Speaking after the meeting, NWC Communications and Marketing Director Carey Miller explained that salary figures are set during the annual budgeting process. They can change year to year, depending on resources that include enrollment revenue, mill levy (property tax) numbers and state aid.

Wurzel also disputed that the language in the proposed changes would make dismissal a definite result from disciplinary actions resulting from a list of infractions or eliminate due process for faculty who are being terminated.

“The wording actually says the procedure will be initiated, not that you will be dismissed,” he said.


Split vote

Members of the board of trustees and Hicswa said they were grateful for the feedback they received during the public forum.

“I was pleased with the way in which the faculty presented their concerns to the board,” Hicswa said. “They were impressively respectful and articulate in presenting their views on the various policies.”

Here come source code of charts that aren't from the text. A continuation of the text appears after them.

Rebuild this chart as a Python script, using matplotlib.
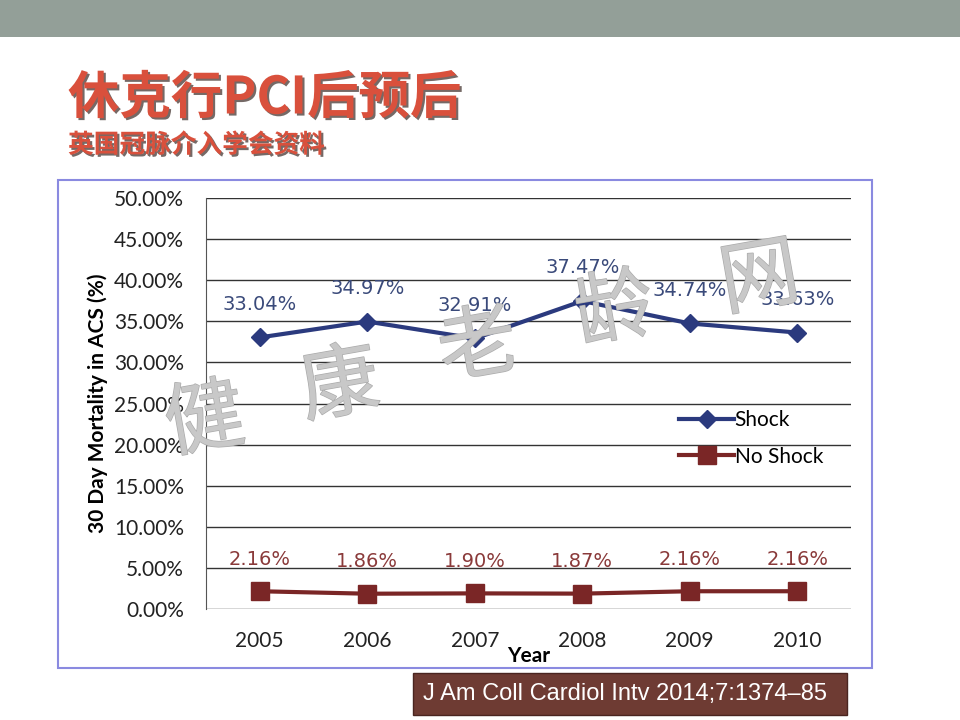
import numpy as np
import matplotlib.pyplot as plt
import matplotlib.patheffects as pe
from matplotlib.patches import Rectangle
from matplotlib.ticker import FuncFormatter

years = ['2005', '2006', '2007', '2008', '2009', '2010']
shock = [33.04, 34.97, 32.91, 37.47, 34.74, 33.63]
no_shock = [2.16, 1.86, 1.90, 1.87, 2.16, 2.16]
watermark = ['健', '康', '老', '龄', '网']

cjk = ['Noto Sans CJK SC', 'DejaVu Sans']
plt.rcParams['font.family'] = ['Lato', 'DejaVu Sans']

fig = plt.figure(figsize=(9.6, 7.2), dpi=100)
W, H = 960, 720

def fx(px):
    return px / W

def fy(py):
    return 1 - py / H

# top band
fig.patches.append(Rectangle((0, fy(37)), 1, 37 / H, transform=fig.transFigure,
                             facecolor='#939F98', edgecolor='none', zorder=0))

# title
shadow = [pe.withSimplePatchShadow(offset=(1.5, -1.5), shadow_rgbFace='#3a2a25', alpha=0.7)]
fig.text(fx(68), fy(98), '休克行PCI后预后', family=cjk, fontweight='black', fontsize=37,
         color='#D9503C', va='center', ha='left', path_effects=shadow)
fig.text(fx(68), fy(145), '英国冠脉介入学会资料', family=cjk, fontweight='black', fontsize=18.5,
         color='#D9503C', va='center', ha='left', path_effects=shadow)

# chart frame
fig.patches.append(Rectangle((fx(58), fy(668)), (872 - 58) / W, (668 - 180) / H,
                             transform=fig.transFigure, facecolor='white',
                             edgecolor='#8A8AE0', linewidth=1.5, zorder=1))

ax = fig.add_axes([fx(206), fy(609), (851 - 206) / W, (609 - 198) / H], zorder=2)
ax.set_facecolor('none')
x = np.arange(len(years))

ax.plot(x, shock, color='#2B3A7E', linewidth=3, marker='D', markersize=9, label='Shock', zorder=3)
ax.plot(x, no_shock, color='#7A2626', linewidth=3, marker='s', markersize=13, label='No Shock', zorder=3)

for xi, v in zip(x, shock):
    ax.annotate(f'{v:.2f}%', (xi, v), xytext=(0, 24), textcoords='offset points',
                ha='center', va='center', fontsize=14, color='#3A4A7A', family='DejaVu Sans')
for xi, v in zip(x, no_shock):
    ax.annotate(f'{v:.2f}%', (xi, v), xytext=(0, 23), textcoords='offset points',
                ha='center', va='center', fontsize=14, color='#8A3A3A', family='DejaVu Sans')

ax.set_xlim(-0.5, 5.5)
ax.set_ylim(0, 50)
ax.set_yticks(np.arange(0, 51, 5))
ax.yaxis.set_major_formatter(FuncFormatter(lambda v, p: f'{v:.2f}%'))
ax.set_xticks(x)
ax.set_xticklabels(years)
ax.tick_params(axis='both', length=0, labelsize=15, colors='#222222')
ax.tick_params(axis='y', pad=16)
ax.tick_params(axis='x', pad=16)
ax.grid(axis='y', color='#333333', linewidth=1)
ax.set_axisbelow(True)
for s in ['top', 'right', 'bottom']:
    ax.spines[s].set_visible(False)
ax.spines['left'].set_color('#555555')

ax.set_xlabel('Year', fontsize=15, fontweight='bold', labelpad=-4)
ax.set_ylabel('30 Day Mortality in ACS (%)', fontsize=15, fontweight='bold', labelpad=4)

ax.legend(loc='upper left', bbox_to_anchor=(0.705, 0.53), frameon=False, fontsize=15,
          handlelength=2.6, labelspacing=0.8, handletextpad=0.05)

# watermark
wm_x = [205, 340, 478, 615, 760]
wm_y = [422, 387, 348, 312, 280]
for ch, px, py in zip(watermark, wm_x, wm_y):
    fig.text(fx(px), fy(py), ch, family=cjk, fontsize=57, color='#C8C8C8', rotation=10,
             ha='center', va='center', zorder=5,
             path_effects=[pe.withStroke(linewidth=1, foreground='#ABABAB')])

# citation
fig.patches.append(Rectangle((fx(413), fy(715)), (847 - 413) / W, (715 - 673) / H,
                             transform=fig.transFigure, facecolor='#6E3B33',
                             edgecolor='#4A2520', linewidth=1, zorder=1))
fig.text(fx(423), fy(694), 'J Am Coll Cardiol Intv 2014;7:1374\u201385', family=['Liberation Sans'],
         fontsize=17, color='white', va='center', ha='left', zorder=2)

fig.savefig('out.png', dpi=100)
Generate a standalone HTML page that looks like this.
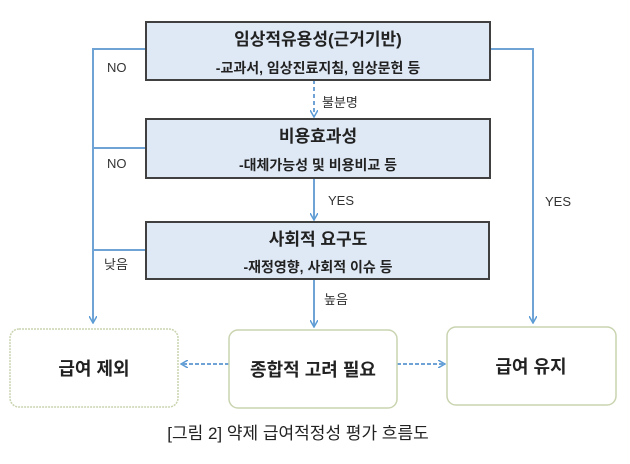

The board prepared to pass the proposed changes with a few minor changes, which would need to go back through the entire process, involving FEPRC and the Faculty Senate, before being added to the final draft of the school’s policy.

However, Trustee John Housel urged the board to wait on approving the changes in light of the objections raised during the public forum.

The board considered passing it on a first reading to come up for a second reading next month, but since the whole review process was necessary to make changes, they’d just be reviewing the same proposal on second reading.

A motion was made to table the entire issue to be reconsidered at a later date, but that vote resulted in a 3-3 tie. Board President Dusty Spomer broke the tie by voting against tabling the changes, which brought the board back to the original motion of passing the proposed policy changes with minor revisions.

The board ulitimately voted in favor of that motion, with Housel and Trustee Bob Newsome voting against. The changes endorsed by the board will need to go through the whole review process and come back before trustees at a later date.